Vom Beratungsraum gar nicht zu reden! Darin ist es so eng, dass neben der Rot-Kreuz-Liege maximal zwei Personen sitzen können, um zu beratschlagen.

Die Biolehrer teilen sich ihren Vorbereitungsraum mit den Kollegen vom Fach Gemeinschaftskunde. Abgesehen davon ist dort die Tapete an den Wänden definitiv älter als 25 Jahre. Der Vorbereitungsraum für Chemie sieht zwar deutlich besser aus, dafür gibt es ein Problem im Chemie-Kabinett.
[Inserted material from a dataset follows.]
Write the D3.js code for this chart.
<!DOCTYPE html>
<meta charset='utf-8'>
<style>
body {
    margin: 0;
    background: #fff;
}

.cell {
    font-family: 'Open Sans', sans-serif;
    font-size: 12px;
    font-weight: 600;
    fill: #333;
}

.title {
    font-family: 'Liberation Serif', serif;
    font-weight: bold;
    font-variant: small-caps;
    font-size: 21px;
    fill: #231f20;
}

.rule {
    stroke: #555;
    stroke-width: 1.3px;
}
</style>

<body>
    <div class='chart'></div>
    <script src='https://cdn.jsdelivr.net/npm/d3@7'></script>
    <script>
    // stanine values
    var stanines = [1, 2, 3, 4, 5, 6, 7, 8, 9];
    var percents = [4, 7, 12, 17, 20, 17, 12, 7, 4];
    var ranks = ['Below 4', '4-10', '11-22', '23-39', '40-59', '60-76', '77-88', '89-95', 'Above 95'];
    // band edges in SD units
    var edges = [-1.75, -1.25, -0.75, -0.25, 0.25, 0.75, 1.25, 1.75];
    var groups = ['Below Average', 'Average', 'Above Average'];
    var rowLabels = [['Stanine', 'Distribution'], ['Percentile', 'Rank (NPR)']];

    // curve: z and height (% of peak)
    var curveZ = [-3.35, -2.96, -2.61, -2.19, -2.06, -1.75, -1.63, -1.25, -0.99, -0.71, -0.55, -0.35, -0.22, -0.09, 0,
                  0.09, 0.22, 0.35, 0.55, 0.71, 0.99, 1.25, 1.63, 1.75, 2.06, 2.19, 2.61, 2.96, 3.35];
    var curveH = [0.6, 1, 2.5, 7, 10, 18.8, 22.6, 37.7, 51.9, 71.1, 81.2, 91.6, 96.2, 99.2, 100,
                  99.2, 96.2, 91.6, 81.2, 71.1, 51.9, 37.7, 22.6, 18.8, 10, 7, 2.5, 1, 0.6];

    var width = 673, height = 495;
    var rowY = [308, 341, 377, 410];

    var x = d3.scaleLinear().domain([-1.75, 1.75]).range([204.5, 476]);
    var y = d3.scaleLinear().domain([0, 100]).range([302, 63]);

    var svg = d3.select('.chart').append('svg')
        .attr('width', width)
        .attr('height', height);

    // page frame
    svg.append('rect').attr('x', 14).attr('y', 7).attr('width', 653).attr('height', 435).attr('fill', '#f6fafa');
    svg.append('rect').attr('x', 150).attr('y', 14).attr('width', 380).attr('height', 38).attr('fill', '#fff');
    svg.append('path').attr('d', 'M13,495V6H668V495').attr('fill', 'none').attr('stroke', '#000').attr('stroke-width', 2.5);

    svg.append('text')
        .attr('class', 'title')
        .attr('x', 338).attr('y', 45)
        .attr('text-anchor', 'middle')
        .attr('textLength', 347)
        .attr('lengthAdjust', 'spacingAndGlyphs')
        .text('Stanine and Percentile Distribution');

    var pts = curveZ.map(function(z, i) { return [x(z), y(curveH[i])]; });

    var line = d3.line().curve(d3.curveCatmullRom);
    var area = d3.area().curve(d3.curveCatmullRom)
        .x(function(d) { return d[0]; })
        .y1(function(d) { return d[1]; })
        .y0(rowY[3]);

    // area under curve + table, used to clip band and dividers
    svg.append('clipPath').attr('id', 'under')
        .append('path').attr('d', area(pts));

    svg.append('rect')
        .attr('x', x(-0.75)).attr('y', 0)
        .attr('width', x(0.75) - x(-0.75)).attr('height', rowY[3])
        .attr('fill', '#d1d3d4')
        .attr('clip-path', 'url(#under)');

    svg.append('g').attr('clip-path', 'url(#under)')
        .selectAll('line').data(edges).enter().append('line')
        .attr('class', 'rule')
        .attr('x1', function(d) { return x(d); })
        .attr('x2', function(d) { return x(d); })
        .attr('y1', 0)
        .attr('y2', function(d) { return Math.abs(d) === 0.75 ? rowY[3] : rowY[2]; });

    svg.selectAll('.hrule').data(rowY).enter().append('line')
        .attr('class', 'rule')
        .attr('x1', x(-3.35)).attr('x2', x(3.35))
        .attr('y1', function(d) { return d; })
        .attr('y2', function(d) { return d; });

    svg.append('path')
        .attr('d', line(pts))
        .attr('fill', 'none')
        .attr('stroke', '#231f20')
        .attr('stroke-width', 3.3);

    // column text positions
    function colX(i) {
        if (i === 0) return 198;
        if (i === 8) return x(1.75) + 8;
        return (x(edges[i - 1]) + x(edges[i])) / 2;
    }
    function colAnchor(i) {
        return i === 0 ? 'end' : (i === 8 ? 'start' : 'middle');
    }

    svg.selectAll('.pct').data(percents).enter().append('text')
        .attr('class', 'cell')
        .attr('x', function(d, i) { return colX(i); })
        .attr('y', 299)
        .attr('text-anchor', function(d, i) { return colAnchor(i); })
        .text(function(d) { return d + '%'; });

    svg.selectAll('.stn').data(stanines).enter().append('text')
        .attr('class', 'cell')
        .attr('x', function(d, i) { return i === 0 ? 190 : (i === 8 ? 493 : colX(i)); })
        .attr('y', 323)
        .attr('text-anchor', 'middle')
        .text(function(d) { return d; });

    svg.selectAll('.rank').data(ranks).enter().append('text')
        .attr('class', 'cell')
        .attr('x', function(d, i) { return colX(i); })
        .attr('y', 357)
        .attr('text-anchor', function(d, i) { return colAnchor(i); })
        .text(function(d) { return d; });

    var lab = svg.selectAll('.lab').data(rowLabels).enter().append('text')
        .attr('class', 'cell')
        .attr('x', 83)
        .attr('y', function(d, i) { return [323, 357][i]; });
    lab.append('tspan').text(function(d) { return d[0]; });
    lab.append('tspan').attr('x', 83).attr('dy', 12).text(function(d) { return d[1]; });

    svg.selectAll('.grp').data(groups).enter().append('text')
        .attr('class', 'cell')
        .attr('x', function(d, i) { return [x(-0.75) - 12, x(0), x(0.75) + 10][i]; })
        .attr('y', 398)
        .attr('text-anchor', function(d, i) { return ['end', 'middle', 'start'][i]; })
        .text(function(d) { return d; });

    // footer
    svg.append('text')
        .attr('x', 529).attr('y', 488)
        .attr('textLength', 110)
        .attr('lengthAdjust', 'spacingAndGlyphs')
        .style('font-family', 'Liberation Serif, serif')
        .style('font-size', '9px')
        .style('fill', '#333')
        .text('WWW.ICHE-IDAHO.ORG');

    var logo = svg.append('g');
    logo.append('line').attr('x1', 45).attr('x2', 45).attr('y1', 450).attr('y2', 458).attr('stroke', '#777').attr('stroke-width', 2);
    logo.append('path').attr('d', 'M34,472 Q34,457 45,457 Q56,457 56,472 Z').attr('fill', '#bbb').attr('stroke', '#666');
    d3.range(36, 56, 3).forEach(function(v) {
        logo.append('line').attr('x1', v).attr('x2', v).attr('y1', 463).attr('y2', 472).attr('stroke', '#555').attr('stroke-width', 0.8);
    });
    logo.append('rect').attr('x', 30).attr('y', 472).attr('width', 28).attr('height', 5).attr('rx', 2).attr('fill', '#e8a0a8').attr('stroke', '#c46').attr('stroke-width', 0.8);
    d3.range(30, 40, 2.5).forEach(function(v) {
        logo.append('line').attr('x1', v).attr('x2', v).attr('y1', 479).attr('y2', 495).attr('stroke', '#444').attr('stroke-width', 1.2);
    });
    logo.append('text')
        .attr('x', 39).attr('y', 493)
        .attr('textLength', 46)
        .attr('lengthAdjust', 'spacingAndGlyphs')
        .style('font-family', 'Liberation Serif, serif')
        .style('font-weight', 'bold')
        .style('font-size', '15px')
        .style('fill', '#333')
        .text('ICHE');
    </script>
Neulich tropfte es hier einer Lehrerin im Unterricht auf den Kopf. Das Schuldach ist undicht.

Kurz: Es ist sowohl eine Sanierung nötig als auch eine Erweiterung. In ein paar Wochen will die Kommunalpolitik eine Studie dazu vorlegen, was zu tun ist. Allerdings dürfte es auch dann kaum rasch gehen. Normalerweise dauern Planungen und Ausschreibungen ihre Zeit. Unterdessen dürften sich die Schwierigkeiten verschärfen, von denen Carolin, Telesa, Jonas und Stephan ohne Punkt und Komma erzählen können: Es fehlt an einem behindertengerechten Zugang, in der Turnhalle ist es winters kalt und sommers warm, auf dem holprigen Schulhof schlagen sich die Kinder die Knie auf. Zudem fehlt es den jungen Leuten draußen an schattigen Bäumen, an Fahrradständern ohne Rost und auch an Sitzgelegenheiten.

 Kaum haben die Vier von der Schulkonferenz das berichtet, nehmen kleinere Schülerinnen auf dem blanken Beton eines Lichtschachtes Platz. „Legt Euch besser etwas unter“, sorgt sich Carolin um die Mädchen. Es ist nicht so, dass es gar nichts Neues an der Schule gibt. Allerdings kommen die Schüler sich ein wenig vor wie das jüngste Geschwisterkind, das immer die Sachen der Älteren aufzutragen hat. Manchmal kommen Tische oder Stühle aus Schulen, die abgerissen beziehungsweise mit neuen Möbeln ausgestattet wurden. Neulich wurde gar ein Teil des rostigen Zauns gegen Abrissmaterial aus der früheren Juri-Gagarin-Schule in der Altstadt ausgetauscht. Auch eine Lehrerin schimpft bezüglich ihres Vorbereitungsraums über „morschen und zusammengesammelten Ramsch“. Andere Kollegen winken bezüglich des Zustands der Schule schon müde ab. Sie haben resigniert. Für die Schul-Sanierung nannte die Stadt einmal einen Finanzbedarf in Höhe von ungefähr 1,8 Millionen Euro. Das war 2007.